A Amnistia Internacional Portugal lançou, na última quarta-feira, uma petição online que insta o Governo português a agir no sentido de garantir a retirada segura de civis afegãos, sobretudo os mais vulneráveis à nova realidade do seu país. A ajuda internacional pode permitir que inúmeros afegãos consigam fugir de forma segura, através de rotas legais, impedindo que o desespero os encaminhe para viagens arriscadas que lhes podem custar a própria vida.

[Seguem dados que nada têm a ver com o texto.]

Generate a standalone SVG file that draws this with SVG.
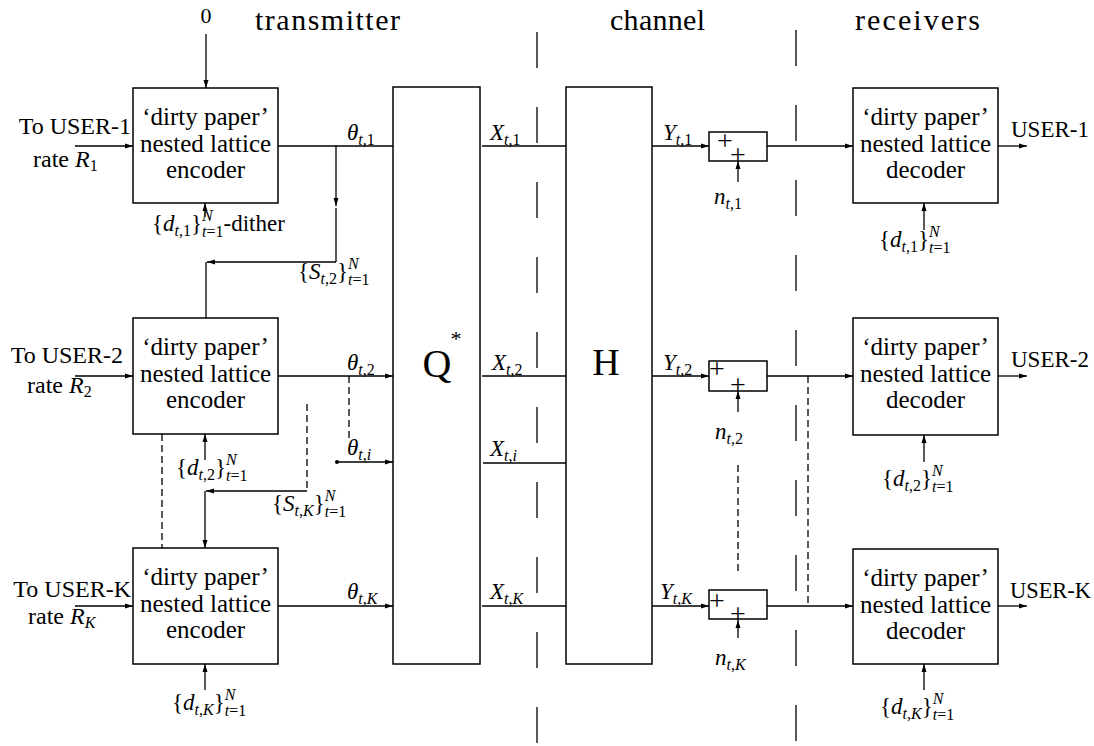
<svg xmlns="http://www.w3.org/2000/svg" width="1094" height="746" viewBox="0 0 1094 746">
<defs>
<marker id="ah" markerUnits="userSpaceOnUse" markerWidth="8" markerHeight="6" refX="8" refY="3" orient="auto"><path d="M0,0.5 L8,3 L0,5.5 z" fill="#000"/></marker>
<style>
.t{font-family:"Liberation Serif","Times New Roman",serif;fill:#000}
.bx{fill:#fff;stroke:#000;stroke-width:1.5}
.c{fill:none;stroke:#000;stroke-width:1.3}
.a{marker-end:url(#ah)}
.d{stroke-dasharray:7 4}
.div{fill:none;stroke:#000;stroke-width:1.3;stroke-dasharray:36 39}
.bt{font-size:25px;text-anchor:middle}
.lb{font-size:24px}
.m{font-size:23px}
.s{font-size:16px}
.i{font-style:italic}
.ti{font-size:30px}
.pl{font-size:28px;text-anchor:middle}
</style>
</defs>
<rect width="1094" height="746" fill="#fff"/>

<g id="titles" class="t">
<text class="ti" x="255" y="30" textLength="145" lengthAdjust="spacing">transmitter</text>
<text class="ti" x="610" y="30" textLength="95" lengthAdjust="spacing">channel</text>
<text class="ti" x="855" y="30" textLength="125" lengthAdjust="spacing">receivers</text>
<text x="206" y="23" font-size="22" text-anchor="middle">0</text>
</g>

<g id="dividers">
<path class="div" d="M537,32 V745"/>
<path class="div" d="M796,30 V745"/>
</g>

<g id="connectors">
<path class="c a" d="M206,34 V88"/>
<path class="c a" d="M75,146 H133"/>
<path class="c a" d="M75,376 H133"/>
<path class="c a" d="M75,606 H133"/>
<path class="c" d="M278,146 H393"/>
<path class="c a" d="M278,376 H393"/>
<path class="c a" d="M337,462 H393"/>
<circle cx="337" cy="462" r="2" fill="#000"/>
<path class="c a" d="M278,606 H393"/>
<path class="c d" d="M349,376 V442"/>
<path class="c a" d="M336,146 V206"/>
<path class="c" d="M336,208 V262"/>
<path class="c a" d="M336,262 H207"/>
<path class="c" d="M206,262 V318"/>
<path class="c d" d="M307,404 V491"/>
<path class="c a" d="M307,491 H206"/>
<path class="c a" d="M205,491 V548"/>
<path class="c d" d="M162,434 V548"/>
<path class="c a" d="M205,217 V203"/>
<path class="c a" d="M205,460 V434"/>
<path class="c a" d="M205,690 V664"/>
<path class="c" d="M482,146 H566"/>
<path class="c" d="M482,376 H566"/>
<path class="c" d="M483,463 H566"/>
<path class="c" d="M482,606 H566"/>
<path class="c a" d="M652,146 H709"/>
<path class="c a" d="M652,376 H709"/>
<path class="c a" d="M652,606 H709"/>
<path class="c a" d="M738,182 V161"/>
<path class="c a" d="M738,412 V391"/>
<path class="c a" d="M738,638 V620"/>
<path class="c a" d="M767,146 H853"/>
<path class="c a" d="M767,376 H853"/>
<path class="c a" d="M767,606 H853"/>
<path class="c a" d="M998,146 H1027"/>
<path class="c a" d="M998,376 H1027"/>
<path class="c a" d="M998,606 H1027"/>
<path class="c a" d="M924,230 V203"/>
<path class="c a" d="M924,462 V435"/>
<path class="c a" d="M924,690 V664"/>
<path class="c d" d="M738,465 V572"/>
<path class="c d" d="M808,376 V606"/>
</g>

<g id="enc1" class="t">
<rect class="bx" x="133" y="88" width="145" height="115"/>
<text class="bt" x="205.5" y="125">‘dirty paper’</text>
<text class="bt" x="205.5" y="152">nested lattice</text>
<text class="bt" x="205.5" y="178">encoder</text>
</g>
<g id="enc2" class="t">
<rect class="bx" x="133" y="318" width="145" height="116"/>
<text class="bt" x="205.5" y="355">‘dirty paper’</text>
<text class="bt" x="205.5" y="382">nested lattice</text>
<text class="bt" x="205.5" y="408">encoder</text>
</g>
<g id="encK" class="t">
<rect class="bx" x="133" y="548" width="145" height="116"/>
<text class="bt" x="205.5" y="585">‘dirty paper’</text>
<text class="bt" x="205.5" y="612">nested lattice</text>
<text class="bt" x="205.5" y="638">encoder</text>
</g>

<g id="inputs" class="t lb">
<text x="131" y="134" text-anchor="end">To USER-1</text>
<text x="33" y="167">rate <tspan class="i">R</tspan><tspan class="s" dy="4">1</tspan></text>
<text x="123" y="363" text-anchor="end">To USER-2</text>
<text x="27" y="393">rate <tspan class="i">R</tspan><tspan class="s" dy="4">2</tspan></text>
<text x="131" y="597" text-anchor="end">To USER-K</text>
<text x="28" y="624">rate <tspan class="i">R</tspan><tspan class="s" dy="4"><tspan class="i">K</tspan></tspan></text>
</g>

<g id="quantizer" class="t">
<rect class="bx" x="393" y="87" width="87" height="577"/>
<text x="437" y="377" font-size="40" text-anchor="middle">Q</text>
<text x="456" y="346" font-size="22" text-anchor="middle">*</text>
</g>

<g id="channelH" class="t">
<rect class="bx" x="566" y="87" width="86" height="577"/>
<text x="606" y="375" font-size="38" text-anchor="middle">H</text>
</g>

<g id="add1" class="t">
<rect class="bx" x="709" y="132" width="58" height="29"/>
<text class="pl" x="725" y="150">+</text>
<text class="pl" x="738" y="164">+</text>
</g>
<g id="add2" class="t">
<rect class="bx" x="709" y="361" width="58" height="30"/>
<text class="pl" x="717" y="378">+</text>
<text class="pl" x="738" y="394">+</text>
</g>
<g id="addK" class="t">
<rect class="bx" x="709" y="590" width="58" height="29"/>
<text class="pl" x="717" y="610">+</text>
<text class="pl" x="738" y="623">+</text>
</g>

<g id="dec1" class="t">
<rect class="bx" x="853" y="88" width="145" height="115"/>
<text class="bt" x="925.5" y="125">‘dirty paper’</text>
<text class="bt" x="925.5" y="152">nested lattice</text>
<text class="bt" x="925.5" y="178">decoder</text>
</g>
<g id="dec2" class="t">
<rect class="bx" x="853" y="318" width="145" height="117"/>
<text class="bt" x="925.5" y="355">‘dirty paper’</text>
<text class="bt" x="925.5" y="382">nested lattice</text>
<text class="bt" x="925.5" y="408">decoder</text>
</g>
<g id="decK" class="t">
<rect class="bx" x="853" y="549" width="145" height="115"/>
<text class="bt" x="925.5" y="586">‘dirty paper’</text>
<text class="bt" x="925.5" y="613">nested lattice</text>
<text class="bt" x="925.5" y="639">decoder</text>
</g>

<g id="outputs" class="t" font-size="23">
<text x="1011" y="137">USER-1</text>
<text x="1011" y="367">USER-2</text>
<text x="1010" y="598" textLength="81" lengthAdjust="spacingAndGlyphs">USER-K</text>
</g>

<g id="labels" class="t m">
<text x="347" y="140"><tspan class="i">θ</tspan><tspan class="s" dy="5"><tspan class="i">t</tspan>,1</tspan></text>
<text x="347" y="370"><tspan class="i">θ</tspan><tspan class="s" dy="5"><tspan class="i">t</tspan>,2</tspan></text>
<text x="347" y="455"><tspan class="i">θ</tspan><tspan class="s" dy="5"><tspan class="i">t</tspan>,<tspan class="i">i</tspan></tspan></text>
<text x="347" y="599"><tspan class="i">θ</tspan><tspan class="s" dy="5"><tspan class="i">t</tspan>,<tspan class="i">K</tspan></tspan></text>

<text x="490" y="140"><tspan class="i">X</tspan><tspan class="s" dy="5"><tspan class="i">t</tspan>,1</tspan></text>
<text x="492" y="370"><tspan class="i">X</tspan><tspan class="s" dy="5"><tspan class="i">t</tspan>,2</tspan></text>
<text x="490" y="456"><tspan class="i">X</tspan><tspan class="s" dy="5"><tspan class="i">t</tspan>,<tspan class="i">i</tspan></tspan></text>
<text x="490" y="599"><tspan class="i">X</tspan><tspan class="s" dy="5"><tspan class="i">t</tspan>,<tspan class="i">K</tspan></tspan></text>

<text x="663" y="140"><tspan class="i">Y</tspan><tspan class="s" dy="5"><tspan class="i">t</tspan>,1</tspan></text>
<text x="663" y="370"><tspan class="i">Y</tspan><tspan class="s" dy="5"><tspan class="i">t</tspan>,2</tspan></text>
<text x="660" y="599"><tspan class="i">Y</tspan><tspan class="s" dy="5"><tspan class="i">t</tspan>,<tspan class="i">K</tspan></tspan></text>

<text x="714" y="204"><tspan class="i">n</tspan><tspan class="s" dy="5"><tspan class="i">t</tspan>,1</tspan></text>
<text x="715" y="439"><tspan class="i">n</tspan><tspan class="s" dy="5"><tspan class="i">t</tspan>,2</tspan></text>
<text x="715" y="665"><tspan class="i">n</tspan><tspan class="s" dy="5"><tspan class="i">t</tspan>,<tspan class="i">K</tspan></tspan></text>

<text x="152" y="231">{<tspan class="i">d</tspan><tspan class="s" dy="5"><tspan class="i">t</tspan>,1</tspan><tspan dy="-5">}</tspan><tspan class="s i" dy="-10">N</tspan><tspan class="s" dx="-10.7" dy="16"><tspan class="i">t</tspan>=1</tspan><tspan dy="-6">-dither</tspan></text>
<text x="176" y="475">{<tspan class="i">d</tspan><tspan class="s" dy="5"><tspan class="i">t</tspan>,2</tspan><tspan dy="-5">}</tspan><tspan class="s i" dy="-10">N</tspan><tspan class="s" dx="-10.7" dy="16"><tspan class="i">t</tspan>=1</tspan></text>
<text x="172" y="710">{<tspan class="i">d</tspan><tspan class="s" dy="5"><tspan class="i">t</tspan>,<tspan class="i">K</tspan></tspan><tspan dy="-5">}</tspan><tspan class="s i" dy="-10">N</tspan><tspan class="s" dx="-10.7" dy="16"><tspan class="i">t</tspan>=1</tspan></text>

<text x="298" y="279">{<tspan class="i">S</tspan><tspan class="s" dy="5"><tspan class="i">t</tspan>,2</tspan><tspan dy="-5">}</tspan><tspan class="s i" dy="-10">N</tspan><tspan class="s" dx="-10.7" dy="16"><tspan class="i">t</tspan>=1</tspan></text>
<text x="272" y="511">{<tspan class="i">S</tspan><tspan class="s" dy="5"><tspan class="i">t</tspan>,<tspan class="i">K</tspan></tspan><tspan dy="-5">}</tspan><tspan class="s i" dy="-10">N</tspan><tspan class="s" dx="-10.7" dy="16"><tspan class="i">t</tspan>=1</tspan></text>

<text x="879" y="247">{<tspan class="i">d</tspan><tspan class="s" dy="5"><tspan class="i">t</tspan>,1</tspan><tspan dy="-5">}</tspan><tspan class="s i" dy="-10">N</tspan><tspan class="s" dx="-10.7" dy="16"><tspan class="i">t</tspan>=1</tspan></text>
<text x="882" y="486">{<tspan class="i">d</tspan><tspan class="s" dy="5"><tspan class="i">t</tspan>,2</tspan><tspan dy="-5">}</tspan><tspan class="s i" dy="-10">N</tspan><tspan class="s" dx="-10.7" dy="16"><tspan class="i">t</tspan>=1</tspan></text>
<text x="880" y="714">{<tspan class="i">d</tspan><tspan class="s" dy="5"><tspan class="i">t</tspan>,<tspan class="i">K</tspan></tspan><tspan dy="-5">}</tspan><tspan class="s i" dy="-10">N</tspan><tspan class="s" dx="-10.7" dy="16"><tspan class="i">t</tspan>=1</tspan></text>
</g>
</svg>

O primeiro nível desta ação humanitária é a petição, que necessita de 2500 assinaturas para ser enviada a Mariana Vieira da Silva, Ministra de Estado e da Presidência, e que pretende mudar “o paradigma da presença internacional e da diplomacia portuguesa, bem como a diplomacia dos outros países, que têm muito mais interesse na parte económica, na parte do domínio e do poder e da força militar e não tanto na capacitação, na ajuda pública ao desenvolvimento, na cooperação para o desenvolvimento e nos direitos humanos” explica Pedro Neto, diretor executivo da Amnistia Internacional Portugal, à VISÃO.
O objetivo da petição é garantir “que milhares de pessoas internamente deslocadas ou que precisem de proteção internacional recebem o apoio adequado de que carecem e a que têm direito ao abrigo do direito humanitário internacional”, uma vez que “proteger estas pessoas é uma obrigação moral, humanitária e legal” de todos, pode ler-se no documento.
Com poucos vistos cedidos por Embaixadas de vários países em Cabul e países vizinhos a impedir a entrada de afegãos com a construção de muros nas fronteiras, a Amnistia espera que “Portugal possa acolher pessoas que estão a fugir, principalmente mulheres e crianças, que são os alvos e maiores vítimas, não esquecendo também os seus maridos e irmãos, porque não vamos separar famílias”, garantiu o diretor da Amnistia Portugal. Os jornalistas, ativistas e defensores de direitos humanos são também grupos que merecem destaque na petição e para os quais o auxílio na evacuação imediata é solicitado.
A Amnistia apela a que as autoridades portuguesas “usem todos os canais diplomáticos para pressionarem os países vizinhos do Afeganistão a abrirem as suas fronteiras a refugiados, privilegiando depois os processos de reinstalação e recolocação para garantir a proteção internacional destas pessoas”. Tal como acredita que o país tem capacidade para ajudar e receber afegãos, justificando que “há pouco tempo soubemos os resultados dos Censos e soubemos que há uma crise demográfica, por isso, em nome do crescimento económico e da sustentabilidade da segurança social, Portugal precisa de gente. Está, também, comprovado que o acolhimento de refugiados e a ajuda que lhes damos, rapidamente se transforma em benefício e riqueza para o país e para o Estado”.
Um dos requisitos explícitos na petição é que seja garantido aos indivíduos que cheguem a Portugal uma integração rápida, com o ensino da língua portuguesa e “acesso à saúde e ao mercado de trabalho”.
A comunidade civil também pode contribuir com um papel ativo, oferecendo bens de primeira necessidade ou disponibilizando-se como casa de acolhimento, para que nem todas as crianças e menores desacompanhados tenham de ficar em instituições. “A sociedade e as pessoas estão disponíveis com generosidade para apoiar naquilo que é necessário. O próprio Alto Comissariado para as Migrações já está a fazer uma consulta à sociedade civil, através de um inquérito, para que pessoas se ofereçam para receber cidadãos afegãos, para dar apoio psicológico e bens de primeira necessidade. Portanto, acreditamos que Portugal consegue fazer melhor do que o número que o Ministro Eduardo Cabrita disse que o país podia receber, 50 afegãos”.
O diretor executivo da Amnistia Internacional Portugal defende que não só o Governo português mas todos os Governos podiam estar a fazer mais esforços para ajudar a população afegã e refere ainda que lhe tem “causado muita desilusão a forma expectante como a comunidade internacional e Portugal estão a ver os desenvolvimentos para saber quem é o Governo com que terão de dialogar em termos institucionais”, não pondo sequer em causa “a forma como a tomada de poder está a ser feita, sem respeitar os direitos civis”.
A petição termina com o pedido de que Portugal atue “de forma a influenciar outros países da UE a cumprirem as suas obrigações morais, humanitárias e legais, e a não continuarem com a política de regressos forçados ao Afeganistão”.
Os talibãs tomaram 30 de 34 capitais provinciais em apenas dez dias e, no último domingo, ao entrarem na cidade de Cabul sem encontrarem praticamente resistência das forças de segurança governamentais, proclamaram o fim da guerra e a sua vitória, mudando o rumo da vida dos afegãos que nos últimos 20 anos tinham alcançado inúmeras conquistas sociais.